Doctors, health care pros gather for White Mass
Stand for truth, Denver archbishop says
By Joyce Coronel | Nov. 4, 2009 | The Catholic Sun
More than 150 doctors and health care professionals packed the chapel at the Diocesan Pastoral Center Oct. 16 to celebrate the annual White Mass and ask the intercession of St. Luke, patron saint of physicians.
Bishop Thomas J. Olmsted concelebrated the Mass with 14 priests from the Diocese of Phoenix and Denver Archbishop Charles J. Chaput, who delivered the homily.
“Hopefully you can see your lives as physicians as preaching the Good News of Jesus Christ,” Archbishop Chaput told the crowd, urging them to be evangelists as they encounter their patients.
Reflecting on a reading from St.
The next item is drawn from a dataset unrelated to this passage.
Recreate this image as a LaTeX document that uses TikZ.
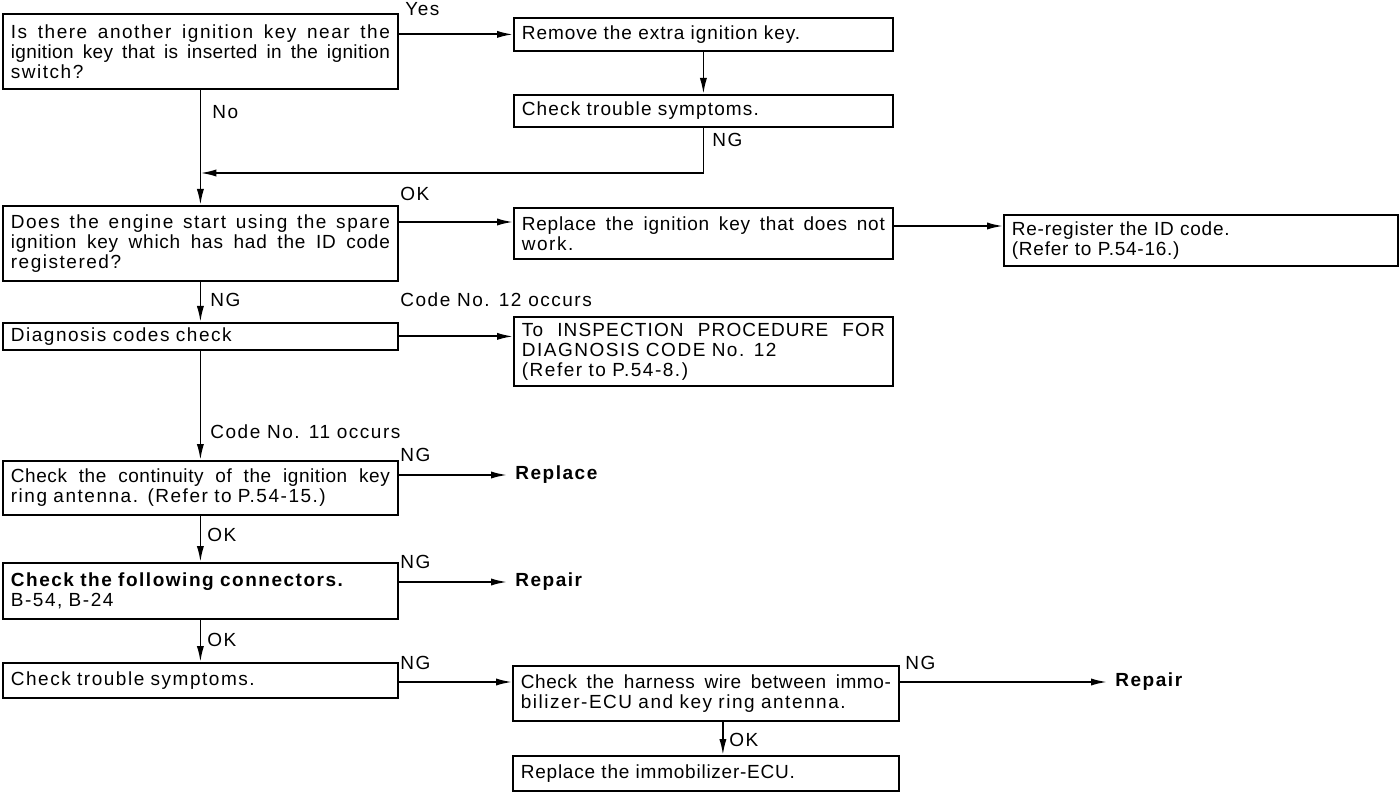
\documentclass[tikz,border=0pt]{standalone}
\usepackage{fontspec}
\setmainfont{Liberation Sans}[LetterSpace=8]
\usetikzlibrary{arrows.meta,calc}
\setlength\parindent{0pt}
\newcommand\jl[3]{{\addfontfeature{LetterSpace=#2}\spaceskip=0pt\xspaceskip=0pt\makebox[#1][s]{#3}}}
\newcommand\lsp[1]{\addfontfeature{LetterSpace=#1}}
\begin{document}
\begin{tikzpicture}[x=0.5pt,y=-0.5pt,
  bx/.style={draw, line width=0.9pt, anchor=north west, inner xsep=4pt, inner ysep=2pt, align=left, font=\fontsize{9.5}{10}\selectfont},
  lbl/.style={inner sep=0pt, anchor=west, font=\fontsize{9.5}{10}\selectfont},
  bl/.style={inner sep=0pt, anchor=west, font=\fontsize{9.5}{10}\selectfont\bfseries},
  ln/.style={line width=0.9pt},
  arr/.style={ln, -{Latex[length=8pt,width=3.6pt]}},
]
\useasboundingbox (0,0) rectangle (1400,806);

% boxes
\node[bx, minimum width=197.5pt, minimum height=37.5pt, text width=189.5pt] (q1) at (2,13)
  {\jl{189.5pt}{8}{Is there another ignition key near the}\\\jl{189.5pt}{2}{ignition key that is inserted in the ignition}\\switch?};
\node[bx, minimum width=189.5pt, minimum height=16.5pt, text width=181.5pt] (rm) at (513,17)
  {\lsp{5}Remove the extra ignition key.};
\node[bx, minimum width=189.5pt, minimum height=16pt, text width=181.5pt] (ct1) at (513,94)
  {\lsp{6}Check trouble symptoms.};
\node[bx, minimum width=197.5pt, minimum height=37.5pt, text width=189.5pt] (q2) at (2,205)
  {\jl{189.5pt}{8}{Does the engine start using the spare}\\\jl{189.5pt}{4}{ignition key which has had the ID code}\\registered?};
\node[bx, minimum width=189.5pt, minimum height=25.5pt, text width=181.5pt] (rk) at (513,207)
  {\jl{181.5pt}{4}{Replace the ignition key that does not}\\work.};
\node[bx, minimum width=197pt, minimum height=25.5pt, text width=189pt] (rr) at (1003,214)
  {\lsp{4}Re-register the ID code.\\(Refer to P.54-16.)};
\node[bx, minimum width=197.5pt, minimum height=13.5pt, text width=189.5pt] (dg) at (2,322)
  {Diagnosis codes check};
\node[bx, minimum width=189.5pt, minimum height=34.5pt, text width=181.5pt] (in) at (513,316)
  {\jl{181.5pt}{6}{To INSPECTION PROCEDURE FOR}\\DIAGNOSIS CODE No. 12\\(Refer to P.54-8.)};
\node[bx, minimum width=197.5pt, minimum height=27pt, text width=189.5pt] (cn) at (2,460)
  {\jl{189.5pt}{3}{Check the continuity of the ignition key}\\ring antenna. (Refer to P.54-15.)};
\node[bx, minimum width=197.5pt, minimum height=28pt, text width=189.5pt] (cc) at (2,562)
  {\textbf{Check the following connectors.}\\B-54, B-24};
\node[bx, minimum width=197.5pt, minimum height=17.5pt, text width=189.5pt] (ct2) at (2,662)
  {Check trouble symptoms.};
\node[bx, minimum width=193pt, minimum height=27.5pt, text width=185pt] (hw) at (512,665)
  {\jl{185pt}{3}{Check the harness wire between immo-}\\bilizer-ECU and key ring antenna.};
\node[bx, minimum width=193pt, minimum height=17.5pt, text width=185pt] (re) at (512,755)
  {\lsp{4}Replace the immobilizer-ECU.};

% end texts
\node[bl] (rp1) at (515,475) {Replace};
\node[bl] (rp2) at (515,582) {Repair};
\node[bl] (rp3) at (1115,682) {Repair};

% helper coordinates
\coordinate (y173) at (0,173);
\coordinate (j1) at (q1.south |- y173);
\coordinate (y222) at (0,222);
\coordinate (y226) at (0,226);
\coordinate (y682) at (0,682);

% connectors
\draw[arr] (q1.east |- rm.west) -- (rm.west);
\node[lbl] (lyes) at (405,9) {Yes};
\draw[arr] (rm.south) -- (ct1.north);
\draw[arr] (ct1.south) |- (j1);
\node[lbl] (lng1) at (712,140) {NG};
\draw[arr] (q1.south) -- (q2.north);
\node[lbl] (lno) at (212,112) {No};

\draw[arr] (q2.east |- y222) -- (rk.west |- y222);
\node[lbl] (lok1) at (400,194) {OK};
\draw[arr] (rk.east |- y226) -- (rr.west |- y226);

\draw[arr] (q2.south) -- (dg.north);
\node[lbl] (lng2) at (210,300) {NG};
\draw[arr] (dg.east) -- (dg.east -| in.west);
\node[lbl] (lc12) at (400,300) {Code No. 12 occurs};

\draw[arr] (dg.south) -- (cn.north);
\node[lbl] (lc11) at (210,432) {Code No. 11 occurs};

\draw[arr, shorten >=4pt] (cn.east |- rp1.west) -- (rp1.west);
\node[lbl] (lng3) at (400,455) {NG};

\draw[arr] (cn.south) -- (cc.north);
\node[lbl] (lok2) at (207,535) {OK};

\draw[arr, shorten >=4pt] (cc.east |- rp2.west) -- (rp2.west);
\node[lbl] (lng4) at (400,562) {NG};

\draw[arr] (cc.south) -- (ct2.north);
\node[lbl] (lok3) at (207,640) {OK};

\draw[arr] (ct2.east |- y682) -- (hw.west |- y682);
\node[lbl] (lng5) at (400,663) {NG};

\draw[arr, shorten >=4pt] (hw.east |- rp3.west) -- (rp3.west);
\node[lbl] (lng6) at (905,663) {NG};

\draw[arr] ([xshift=8.5pt]hw.south) -- ([xshift=8.5pt]re.north);
\node[lbl] (lok4) at (729,740) {OK};
\end{tikzpicture}
\end{document}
Paul, who had complained that many of his followers had become “enamored of the world” and abandoned him, Archbishop Chaput drew a comparison to the challenges doctors face today.
“That’s the problem of the Church today: we try so hard to fit in… what we fit into isn’t the Gospel, isn’t the new life given to us by Jesus Christ,” he said. “Sometimes being faithful to the Lord is a lonely thing. When you stand for the truth, sometimes it means standing alone.”
Following Communion, the doctors in the crowd rose to recite a prayer composed for Catholic physicians. They prayed that God would provide them with the gift of knowing how to imitate Him every day “as medical doctors not only of the body, but of the whole person.”
Deacon Al Scheller, attired in royal blue scrubs, is one of three physicians who are also deacons in the Phoenix Diocese. He said he’s been attending the White Mass for eight years and had never seen such a large turnout, which he attributed to current political developments.
“Our problems in D.C. are bringing them out,” Scheller said.
Following the Mass, the crowd headed to the Phoenix Country Club to enjoy dinner and a keynote address by Archbishop Chaput.
Speaking to them about the high rate of abortion for women who are carrying Down Syndrome babies, he told the group that while some see in these children imperfection and inconvenience, “others see in them an invitation to be healed of their own sins and failures by learning how to love.”
The Phoenix Catholic Physicians Guild presented Archbishop Chaput with the Evangelium Vitae award for his work on behalf of human life. Bishop Olmsted received the same award in 2005.
An inscription on the award, a framed icon of the Holy Family, reads, “For living and preaching that the Gospel of God’s love for man, the Gospel of the dignity of the person and the Gospel of life are a single and indivisible Gospel.”